King has said the bank wants to fill the vacant lots at Sappington Square as quickly as possible and eventually sell the property to a new owner. A new development agreement would help that effort because the bank could use CID proceeds to “incentivize” prospective Sappington Square tenants with lower rent, King has said.

Aldermen in July approved a conditional-use permit to construct a Fifth-Third Bank at the center.

When asked last week to identify the concerns he had about the agreement, Schlink cited, as he has previously, a provision in the document that would allow the developer to ask the city to use eminent domain to obtain property for cross-access between Sappington Square and the Schnucks grocery store to the east.

Schlink said he didn’t understand why it remained in the agreement when in past discussions both the board and Pulaski Bank indicated they would be fine with removing it. City Attorney Rob Golterman told Schlink the provision remained in place because no motion had been made to remove it.

Schlink also questioned King’s contention that CID proceeds could be used to offer lower rent to prospective tenants. He said doing so could cannibalize other developers in the city.

King replied that using CID money for that purpose would “enhance the project” and is acceptable because the redevelopment, in terms of infrastructure, is largely completed. He added the chances of Crestwood businesses leaving existing developments because of lower rent at Sappington Square are “minimal to none.”

Also at issue for some aldermen is the process for repealing the 1-percent sales tax and dissolving the CID. While some board members believe the action requires only a resolution by the CID Board of Directors, CID special counsel Shannon Creighton of Gilmore & Bell has said in her opinion the matter must go to a vote of the property owners — Pulaski Bank.

Therefore, Creighton has said, dissolving the CID is not an option.
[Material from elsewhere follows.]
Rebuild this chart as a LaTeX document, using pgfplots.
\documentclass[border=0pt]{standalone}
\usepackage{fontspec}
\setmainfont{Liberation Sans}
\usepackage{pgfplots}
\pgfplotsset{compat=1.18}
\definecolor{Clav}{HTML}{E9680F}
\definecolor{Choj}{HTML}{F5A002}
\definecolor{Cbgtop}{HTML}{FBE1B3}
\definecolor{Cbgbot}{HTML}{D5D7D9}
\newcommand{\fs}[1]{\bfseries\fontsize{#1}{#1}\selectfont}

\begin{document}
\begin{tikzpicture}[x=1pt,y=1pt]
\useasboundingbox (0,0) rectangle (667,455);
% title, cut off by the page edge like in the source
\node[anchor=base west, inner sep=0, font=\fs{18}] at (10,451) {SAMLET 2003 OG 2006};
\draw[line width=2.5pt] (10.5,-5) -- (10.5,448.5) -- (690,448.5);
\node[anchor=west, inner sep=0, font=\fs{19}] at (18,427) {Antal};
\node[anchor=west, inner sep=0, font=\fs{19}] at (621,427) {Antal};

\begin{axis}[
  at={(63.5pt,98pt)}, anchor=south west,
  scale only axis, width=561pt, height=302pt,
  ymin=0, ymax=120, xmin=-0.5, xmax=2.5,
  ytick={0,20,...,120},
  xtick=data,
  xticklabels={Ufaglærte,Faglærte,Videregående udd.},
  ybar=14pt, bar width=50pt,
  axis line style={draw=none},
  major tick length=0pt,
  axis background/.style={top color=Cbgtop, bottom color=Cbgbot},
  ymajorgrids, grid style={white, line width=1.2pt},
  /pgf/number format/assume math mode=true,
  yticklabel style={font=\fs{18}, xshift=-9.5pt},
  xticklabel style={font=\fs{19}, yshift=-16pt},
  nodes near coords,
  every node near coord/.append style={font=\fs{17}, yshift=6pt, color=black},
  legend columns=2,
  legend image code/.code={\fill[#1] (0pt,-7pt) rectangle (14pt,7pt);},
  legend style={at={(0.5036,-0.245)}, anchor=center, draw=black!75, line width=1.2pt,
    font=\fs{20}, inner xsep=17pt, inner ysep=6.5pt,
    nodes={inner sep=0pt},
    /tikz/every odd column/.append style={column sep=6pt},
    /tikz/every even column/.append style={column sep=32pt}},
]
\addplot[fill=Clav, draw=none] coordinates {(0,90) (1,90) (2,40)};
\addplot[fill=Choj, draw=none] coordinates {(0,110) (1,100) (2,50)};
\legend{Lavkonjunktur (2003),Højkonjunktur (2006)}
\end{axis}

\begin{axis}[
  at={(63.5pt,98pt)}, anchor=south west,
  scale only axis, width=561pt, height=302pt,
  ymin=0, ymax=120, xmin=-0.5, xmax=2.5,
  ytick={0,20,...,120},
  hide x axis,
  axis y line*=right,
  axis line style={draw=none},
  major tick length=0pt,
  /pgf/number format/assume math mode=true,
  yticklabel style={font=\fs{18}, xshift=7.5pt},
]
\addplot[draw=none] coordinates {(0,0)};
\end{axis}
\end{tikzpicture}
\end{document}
One option, Creighton has said, is for the board to allow the district and sales tax to continue until Oct. 24, 2031, as outlined in the original CID Act. In that scenario, sales tax revenue would continue to be deposited into the CID account, and up to $12,000 could be withdrawn annually to pay for legal and administrative expenses. The CID account is projected to collect $500,000 by 2031, Creighton has said. At that time, the sales tax would sunset and the revenues would be disbursed based on a plan that must be approved by the district, city and Sappington Square owners.
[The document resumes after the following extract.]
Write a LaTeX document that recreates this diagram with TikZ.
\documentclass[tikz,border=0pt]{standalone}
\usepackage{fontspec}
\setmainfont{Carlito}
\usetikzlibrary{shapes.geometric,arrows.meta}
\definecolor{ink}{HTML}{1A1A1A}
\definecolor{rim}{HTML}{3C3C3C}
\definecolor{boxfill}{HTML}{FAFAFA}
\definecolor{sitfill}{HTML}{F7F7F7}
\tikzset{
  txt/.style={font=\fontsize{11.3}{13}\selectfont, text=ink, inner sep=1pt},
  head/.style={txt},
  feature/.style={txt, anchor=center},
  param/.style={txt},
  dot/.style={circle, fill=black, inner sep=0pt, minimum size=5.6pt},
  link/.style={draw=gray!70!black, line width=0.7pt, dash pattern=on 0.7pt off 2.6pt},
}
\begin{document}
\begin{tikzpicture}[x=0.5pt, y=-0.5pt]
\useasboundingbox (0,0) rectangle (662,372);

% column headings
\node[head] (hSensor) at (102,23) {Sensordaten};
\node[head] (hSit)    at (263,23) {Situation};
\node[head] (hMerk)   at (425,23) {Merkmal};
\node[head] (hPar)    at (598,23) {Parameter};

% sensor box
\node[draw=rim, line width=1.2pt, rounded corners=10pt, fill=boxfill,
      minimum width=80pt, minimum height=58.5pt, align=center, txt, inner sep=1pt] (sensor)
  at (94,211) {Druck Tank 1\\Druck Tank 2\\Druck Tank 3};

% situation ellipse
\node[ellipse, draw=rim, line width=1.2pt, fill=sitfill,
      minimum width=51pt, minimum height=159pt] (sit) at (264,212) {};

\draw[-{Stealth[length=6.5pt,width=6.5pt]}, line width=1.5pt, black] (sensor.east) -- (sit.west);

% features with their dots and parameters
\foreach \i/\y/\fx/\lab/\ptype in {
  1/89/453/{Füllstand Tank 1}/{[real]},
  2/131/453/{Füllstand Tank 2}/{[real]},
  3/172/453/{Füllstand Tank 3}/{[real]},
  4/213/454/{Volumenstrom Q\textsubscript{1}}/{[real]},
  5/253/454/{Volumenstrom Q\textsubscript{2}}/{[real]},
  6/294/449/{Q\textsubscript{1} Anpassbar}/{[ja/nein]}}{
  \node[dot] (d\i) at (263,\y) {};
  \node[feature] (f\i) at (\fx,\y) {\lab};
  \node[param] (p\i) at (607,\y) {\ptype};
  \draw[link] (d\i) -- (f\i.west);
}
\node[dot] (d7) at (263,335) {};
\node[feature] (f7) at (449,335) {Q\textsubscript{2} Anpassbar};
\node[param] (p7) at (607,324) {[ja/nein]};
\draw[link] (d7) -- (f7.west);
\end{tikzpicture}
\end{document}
The city’s other option is to forge a new development agreement with Pulaski Bank, Creighton has said. If a new agreement is approved and notes are issued by the end of the year, the sales tax will sunset in December 2030, she has said.

However, Creighton told the committee last week state law is “unclear” as to whether dissolving the CID is a “completely available” option.

Beezley said a new development agreement would be beneficial because there currently are promising businesses in Sappington Square, such as the recently opened Yo My Goodness frozen yogurt store.

And while the forthcoming Fifth Third Bank may not generate sales-tax revenue, it will generate additional foot traffic, she said.

“We don’t want to be considered as obstructionists,” Beezley said of the board.

King questioned why the board wouldn’t reinstate the agreement, considering the CID was part of the reason Pulaski Bank loaned money to the original developer in the first place.

“We’re only going to get reimbursed to the extent the proceeds are collected,” King told the committee, adding, “It seems fair to me that since the bank funded the project you don’t pull the rug out from under us.”

The situation, King said, “cries out for a contractual solution” — not a litigated one.

“It’s stupid,” he said of a court deciding the fate of the CID. “All it’s going to do is cost money.”